Complex Concepts Simplified
Internal Revenue Code Section 6672
IRC §6672 imposes penalties on individuals who are responsible for collecting, accounting for, and paying employment taxes but willfully fail to do so. A "responsible person" typically has significant control over the company's finances, even if they do not hold an official title.
Judgment Notwithstanding the Verdict (JNOV)
JNOV is a legal motion where a party asks the court to override the jury's decision. This is only granted if the court finds that no reasonable jury could have reached the given verdict based on the evidence.
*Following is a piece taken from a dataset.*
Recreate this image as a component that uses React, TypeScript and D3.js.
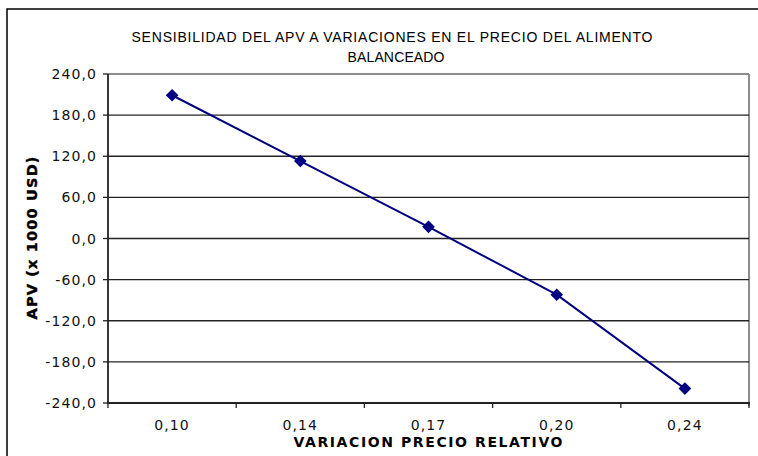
import React from "react";
import * as d3 from "d3";

// Relative price variation (categories) and APV in thousands of USD
const categories = ["0,10", "0,14", "0,17", "0,20", "0,24"];
const apvValues = [209, 113, 17, -82, -219];
const yTicks = [-240, -180, -120, -60, 0, 60, 120, 180, 240];

const titleLines = [
  "SENSIBILIDAD DEL APV A VARIACIONES  EN EL PRECIO DEL ALIMENTO",
  "BALANCEADO",
];
const yTitle = "APV (x 1000 USD)";
const xTitle = "VARIACION PRECIO RELATIVO";

const W = 758;
const H = 456;
const plot = { left: 108, right: 749, top: 74, bottom: 403 };

const fmt = (v: number) => d3.format(".1f")(v).replace(".", ",").replace("−", "-");

export default function App() {
  const x = d3
    .scaleBand<string>()
    .domain(categories)
    .range([plot.left, plot.right])
    .padding(0);
  const y = d3.scaleLinear().domain([-240, 240]).range([plot.bottom, plot.top]);

  const pts = categories.map((c, i) => [x(c)! + x.bandwidth() / 2, y(apvValues[i])] as [number, number]);
  const line = d3.line()(pts) || "";
  const diamond = d3.symbol().type(d3.symbolSquare).size(80)() || "";

  const boundaries = categories.map((c) => x(c)!).concat([plot.right]);

  return (
    <svg
      width={W}
      height={H}
      style={{ position: "absolute", left: 0, top: 0, background: "#fff" }}
    >
      <rect x={0} y={0} width={W} height={H} fill="#fff" />
      {/* chart frame */}
      <rect x={7} y={9} width={W + 10} height={H + 10} fill="none" stroke="#000" strokeWidth={1.5} />

      {/* title */}
      <text
        x={392}
        y={42}
        textAnchor="middle"
        fontFamily="'Liberation Sans', Arial, sans-serif"
        fontSize={14}
        textLength={521}
        lengthAdjust="spacing"
        fill="#000"
      >
        {titleLines[0]}
      </text>
      <text
        x={396}
        y={62}
        textAnchor="middle"
        fontFamily="'Liberation Sans', Arial, sans-serif"
        fontSize={14}
        textLength={97}
        lengthAdjust="spacing"
        fill="#000"
      >
        {titleLines[1]}
      </text>

      {/* plot border (top / right) */}
      <line x1={plot.left} x2={plot.right} y1={plot.top} y2={plot.top} stroke="#8c8c8c" strokeWidth={2} />
      <line x1={plot.right} x2={plot.right} y1={plot.top} y2={plot.bottom + 3} stroke="#8c8c8c" strokeWidth={2} />

      {/* horizontal gridlines */}
      {yTicks
        .filter((t) => t !== 240 && t !== -240)
        .map((t) => (
          <line key={t} x1={plot.left} x2={plot.right} y1={y(t)} y2={y(t)} stroke="#222" strokeWidth={1.4} />
        ))}

      {/* y axis */}
      <line x1={plot.left} x2={plot.left} y1={plot.top} y2={plot.bottom} stroke="#222" strokeWidth={1.8} />
      {yTicks.map((t) => (
        <g key={t}>
          <line x1={plot.left - 5} x2={plot.left} y1={y(t)} y2={y(t)} stroke="#222" strokeWidth={1.3} />
          <text
            x={97}
            y={y(t) + 5}
            textAnchor="end"
            fontFamily="'DejaVu Sans', sans-serif"
            fontSize={14}
            letterSpacing={1.1}
            fill="#111"
          >
            {fmt(t)}
          </text>
        </g>
      ))}

      {/* x axis */}
      <line x1={plot.left - 1} x2={plot.right + 1} y1={plot.bottom} y2={plot.bottom} stroke="#222" strokeWidth={1.8} />
      {boundaries.map((bx, i) => (
        <line key={i} x1={bx} x2={bx} y1={plot.bottom} y2={plot.bottom + 5} stroke="#222" strokeWidth={1.3} />
      ))}
      {categories.map((c) => (
        <text
          key={c}
          x={x(c)! + x.bandwidth() / 2}
          y={430}
          textAnchor="middle"
          fontFamily="'DejaVu Sans', sans-serif"
          fontSize={14}
          letterSpacing={1.1}
          fill="#111"
        >
          {c}
        </text>
      ))}

      {/* axis titles */}
      <text
        x={428}
        y={447}
        textAnchor="middle"
        fontFamily="'DejaVu Sans', sans-serif"
        fontWeight="bold"
        fontSize={14}
        textLength={269}
        lengthAdjust="spacing"
        fill="#000"
      >
        {xTitle}
      </text>
      <text
        transform={`translate(37, 238) rotate(-90)`}
        textAnchor="middle"
        fontFamily="'DejaVu Sans', sans-serif"
        fontWeight="bold"
        fontSize={14.5}
        textLength={163}
        lengthAdjust="spacing"
        fill="#000"
        stroke="#000"
        strokeWidth={0.4}
      >
        {yTitle}
      </text>

      {/* series */}
      <path d={line} fill="none" stroke="#000080" strokeWidth={2} />
      {pts.map(([px, py], i) => (
        <path key={i} d={diamond} transform={`translate(${px},${py}) rotate(45)`} fill="#000080" />
      ))}
    </svg>
  );
}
Willfulness in Tax Liability
Willfulness involves a deliberate or intentional action or omission with knowledge of wrongdoing. In the context of IRC §6672, it refers to knowingly failing to pay employment taxes.
Recusal of a Judge
Recusal is the process by which a judge withdraws from a case due to potential bias or conflict of interest. Under 28 U.S.C.A. §§ 144 and 455, parties can request recusal if they believe the judge cannot remain impartial.
Conclusion
United States v. Vespe serves as a critical examination of the responsibilities imposed on corporate officers regarding tax obligations under IRC §6672. The Third Circuit's decision highlights the necessity for individuals in control positions to uphold tax responsibilities with due diligence and honesty. By reinforcing the standards for determining "responsible persons" and delineating the thresholds for willfulness, the case sets a clear precedent for future tax enforcement actions.
Additionally, the judgment underscores the limited scope for overturning jury verdicts through JNOV, preserving the jury's role as the primary fact-finder in legal disputes. The court's handling of Vespe's claims regarding judicial bias further emphasizes the judiciary's commitment to impartiality and the proper channels for addressing allegations of misconduct.
Overall, this case reinforces the legal obligations of corporate leaders to manage their financial duties diligently, ensuring compliance with tax laws to avoid personal liability.